October 14, 1973 [The Bitter Tears of Petra von Kant]

The Bitter Tears of Petra von Kant is filled with doppelgangers-in-reverse: at the periphery mannequins stand and recline, disrobe and embrace, are attended to with practiced hands--but they do not mimic the humans in the room; no, Petra and Marlene, her silent servant (as unnerving as Harry Langdon in a de Sade dungeon), and Karin, the dream-lover/model--they seem to be the dolls, smooth like plastic--even the birthday present is a doll, lying there in the room draped in Renaissance manhood, Roman muscles almost flabby as they hang over the women's heads, all of them calling it love. It's lush and desolate, Petra's bedroom-as-anteroom, waiting for someone to begin living. Maybe the mannequins--but who are they?
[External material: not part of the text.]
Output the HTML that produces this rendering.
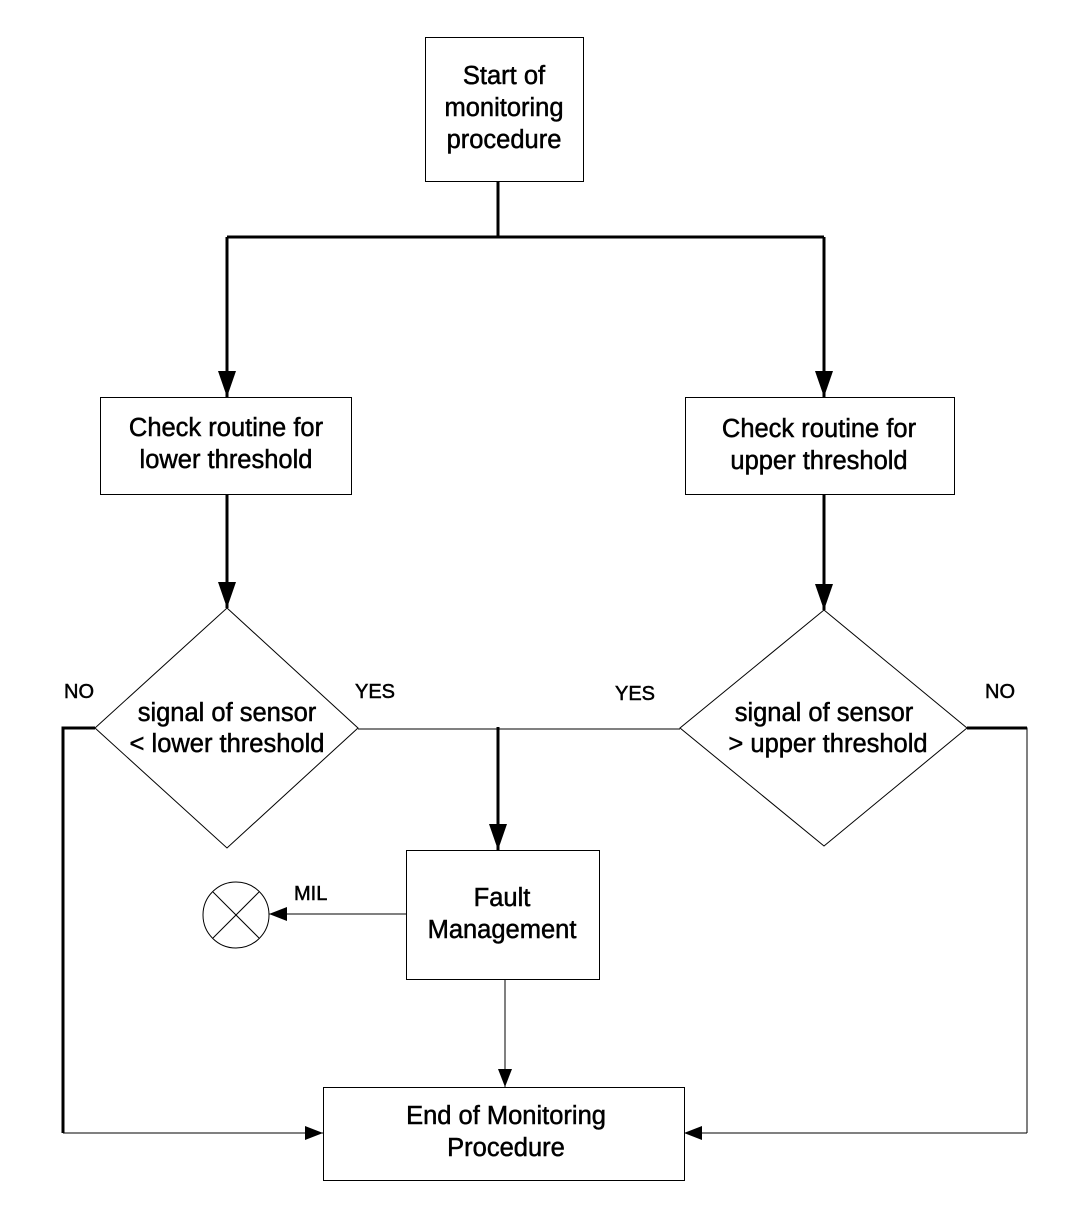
<!DOCTYPE html>
<html><head><meta charset="utf-8"><style>
html,body{margin:0;padding:0;background:#fff;}
svg{display:block;}
text{font-family:"Liberation Sans",Arial,sans-serif;fill:#000;stroke:#000;stroke-width:0.5;}
.b{font-size:25.5px;text-anchor:middle;}
.l{font-size:20px;}
</style></head><body>
<svg width="1072" height="1226" viewBox="0 0 1072 1226" xmlns="http://www.w3.org/2000/svg">
<defs>
<marker id="A" markerWidth="26" markerHeight="18" refX="26" refY="9" orient="auto" markerUnits="userSpaceOnUse" viewBox="0 0 26 18">
<path d="M0,0 L26,9 L0,18 z" fill="#000"/></marker>
<marker id="s" markerWidth="18" markerHeight="14" refX="18" refY="7" orient="auto" markerUnits="userSpaceOnUse" viewBox="0 0 18 14">
<path d="M0,0 L18,7 L0,14 z" fill="#000"/></marker>
</defs>
<g fill="none" stroke="#000">
<rect x="425.5" y="37.5" width="158" height="144" stroke-width="1"/>
<rect x="100.5" y="397.5" width="251" height="97" stroke-width="1"/>
<rect x="685.5" y="397.5" width="269" height="97" stroke-width="1"/>
<rect x="406.5" y="850.5" width="193" height="129" stroke-width="1"/>
<rect x="323.5" y="1087.5" width="361" height="93" stroke-width="1"/>
<polygon points="227,608 358,728 227,848 95,728" stroke-width="1"/>
<polygon points="824,610 967,728 824,846 680,728" stroke-width="1"/>
<circle cx="236" cy="915" r="33" stroke-width="1"/>
<line x1="213" y1="892" x2="259" y2="938" stroke-width="1"/>
<line x1="259" y1="892" x2="213" y2="938" stroke-width="1"/>
<path d="M498,181 V237 M227,237 H824" stroke-width="3"/>
<line x1="227" y1="237" x2="227" y2="397" stroke-width="3" marker-end="url(#A)"/>
<line x1="824" y1="237" x2="824" y2="397" stroke-width="3" marker-end="url(#A)"/>
<line x1="227" y1="494" x2="227" y2="608" stroke-width="3" marker-end="url(#A)"/>
<line x1="824" y1="494" x2="824" y2="610" stroke-width="3" marker-end="url(#A)"/>
<line x1="358" y1="729" x2="680" y2="729" stroke-width="1"/>
<line x1="498" y1="727" x2="498" y2="850" stroke-width="3" marker-end="url(#A)"/>
<line x1="406" y1="914" x2="269" y2="914" stroke-width="1" marker-end="url(#s)"/>
<line x1="505" y1="979" x2="505" y2="1087" stroke-width="1" marker-end="url(#s)"/>
<path d="M95,728 H63 V1133" stroke-width="3"/>
<line x1="63" y1="1133" x2="323" y2="1133" stroke-width="1" marker-end="url(#s)"/>
<path d="M967,728 H1027 V1133" stroke-width="1"/>
<line x1="967" y1="728" x2="1027" y2="728" stroke-width="3"/>
<line x1="1027" y1="1133" x2="684" y2="1133" stroke-width="1" marker-end="url(#s)"/>
</g>
<text class="b" x="504" y="84">Start of</text>
<text class="b" x="504" y="116">monitoring</text>
<text class="b" x="504" y="148">procedure</text>
<text class="b" x="226" y="436">Check routine for</text>
<text class="b" x="226" y="468">lower threshold</text>
<text class="b" x="819" y="437">Check routine for</text>
<text class="b" x="819" y="469">upper threshold</text>
<text class="b" x="227" y="721">signal of sensor</text>
<text class="b" x="227" y="752">&lt; lower threshold</text>
<text class="b" x="824" y="721">signal of sensor</text>
<text class="b" x="828" y="752">&gt; upper threshold</text>
<text class="b" x="502" y="906">Fault</text>
<text class="b" x="502" y="938">Management</text>
<text class="b" x="506" y="1124">End of Monitoring</text>
<text class="b" x="506" y="1156">Procedure</text>
<text class="l" x="64" y="698">NO</text>
<text class="l" x="355" y="698">YES</text>
<text class="l" x="615" y="700">YES</text>
<text class="l" x="985" y="698">NO</text>
<text class="l" x="294" y="900">MIL</text>
</svg>
</body></html>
And so, is it too easy to see Petra's name as a sneering pun? After all, Marlene is there only as a Kewpie-doll fetish, something to be flogged, and Karin stays just long enough to x-ray Petra for us, the hollow bones pale. But Petra weeps for love, and how can we hate that? Oh, the movie makes it easy--too much so, maybe, banging on the hollow gong so bitterly that Petra's exhausted decency barely sounds, a kind of thud at the end, the conventional blunt object.
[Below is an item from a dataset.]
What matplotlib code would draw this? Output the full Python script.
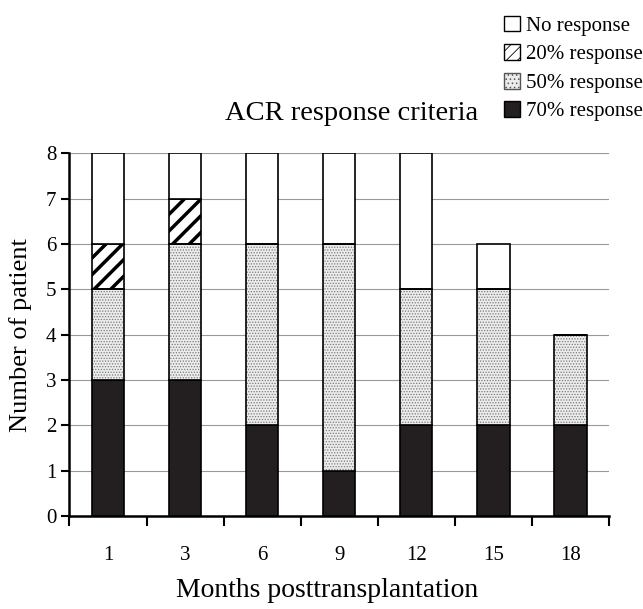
import matplotlib
matplotlib.use("Agg")
import matplotlib.pyplot as plt
import matplotlib.patches as mpatches
import numpy as np

# ==========================================
# DATOS
# ==========================================
meses = ["1", "3", "6", "9", "12", "15", "18"]
resp_70 = [3, 3, 2, 1, 2, 2, 2]
resp_50 = [2, 3, 4, 5, 3, 3, 2]
resp_20 = [1, 1, 0, 0, 0, 0, 0]
sin_resp = [2, 1, 2, 2, 3, 1, 0]

plt.rcParams["font.family"] = ["Liberation Serif", "DejaVu Serif"]

fig = plt.figure(figsize=(6.43, 6.09), dpi=100)
ax = fig.add_axes([0.108, 0.153, 0.839, 0.595])

x = np.arange(len(meses))
ancho = 0.42

b70 = np.array(resp_70)
b50 = b70 + np.array(resp_50)
b20 = b50 + np.array(resp_20)

# 70% - negro
ax.bar(x, resp_70, ancho, color="#231f20", edgecolor="black", linewidth=1.2, zorder=3)

# 50% - punteado gris
plt.rcParams["hatch.linewidth"] = 0.6
ax.bar(x, resp_50, ancho, bottom=b70, facecolor="#ececec", edgecolor="#7a7a7a",
       hatch="......", linewidth=0, zorder=3)
ax.bar(x, resp_50, ancho, bottom=b70, fill=False, edgecolor="black", linewidth=1.2, zorder=4)

# 20% - rayado
plt.rcParams["hatch.linewidth"] = 2.5
ax.bar(x, resp_20, ancho, bottom=b50, facecolor="white", edgecolor="black",
       hatch="//", linewidth=1.2, zorder=3)

# sin respuesta
ax.bar(x, sin_resp, ancho, bottom=b20, facecolor="white", edgecolor="black",
       linewidth=1.2, zorder=3)

# ==========================================
# EJES
# ==========================================
ax.set_xlim(-0.5, len(meses) - 0.5)
ax.set_ylim(0, 8)
ax.set_yticks(range(0, 9))
ax.yaxis.grid(True, color="#999999", linewidth=0.8, zorder=0)
ax.set_xticks(np.arange(len(meses) + 1) - 0.5)
ax.set_xticklabels([])
ax.set_xticks(x, minor=True)
ax.set_xticklabels(meses, minor=True)
ax.tick_params(axis="x", which="minor", length=0, pad=22, labelsize=15)
ax.tick_params(axis="x", which="major", direction="out", length=7, width=1.5)
ax.tick_params(axis="y", direction="out", length=6, width=1.5, labelsize=15)

for lado in ["top", "right"]:
    ax.spines[lado].set_visible(False)
ax.spines["left"].set_linewidth(1.8)
ax.spines["bottom"].set_linewidth(1.8)

ax.set_xlabel("Months posttransplantation", fontsize=20)
ax.xaxis.set_label_coords(0.478, -0.172)
ax.set_ylabel("Number of patient", fontsize=19, labelpad=10)

fig.text(0.546, 0.814, "ACR response criteria", fontsize=20.5, ha="center", va="center")

# ==========================================
# LEYENDA
# ==========================================
plt.rcParams["hatch.linewidth"] = 1.5
h_no = mpatches.Patch(facecolor="white", edgecolor="black", label="No response")
h_20 = mpatches.Patch(facecolor="white", edgecolor="black", hatch="///", label="20% response")
plt.rcParams["hatch.linewidth"] = 0.6
h_50 = mpatches.Patch(facecolor="#ececec", edgecolor="#555555", hatch="....", label="50% response")
h_70 = mpatches.Patch(facecolor="#231f20", edgecolor="black", label="70% response")

fig.legend(handles=[h_no, h_20, h_50, h_70], loc="upper right",
           bbox_to_anchor=(1.02, 0.995), frameon=False, fontsize=15,
           handlelength=0.8, handleheight=0.8, handletextpad=0.3,
           labelspacing=0.4, borderaxespad=0.2)

plt.savefig("out.png", dpi=100)
plt.close()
I saw the movie yesterday, and last night dreamed I was in a room talking to a woman I knew many years ago, someone I thought I was in love with--but I was lonely, and that makes one inventive, so that even today I can dream about her and imagine that she knew I wanted to love her, and that she could still sit in a room with me without reproach. But in the dream the light kept fading--and I kept looking at her because the light was behind her, the darkness at my back, and I knew if I turned around to face it, everything would end. So I can't hate Petra, even though she begs me to.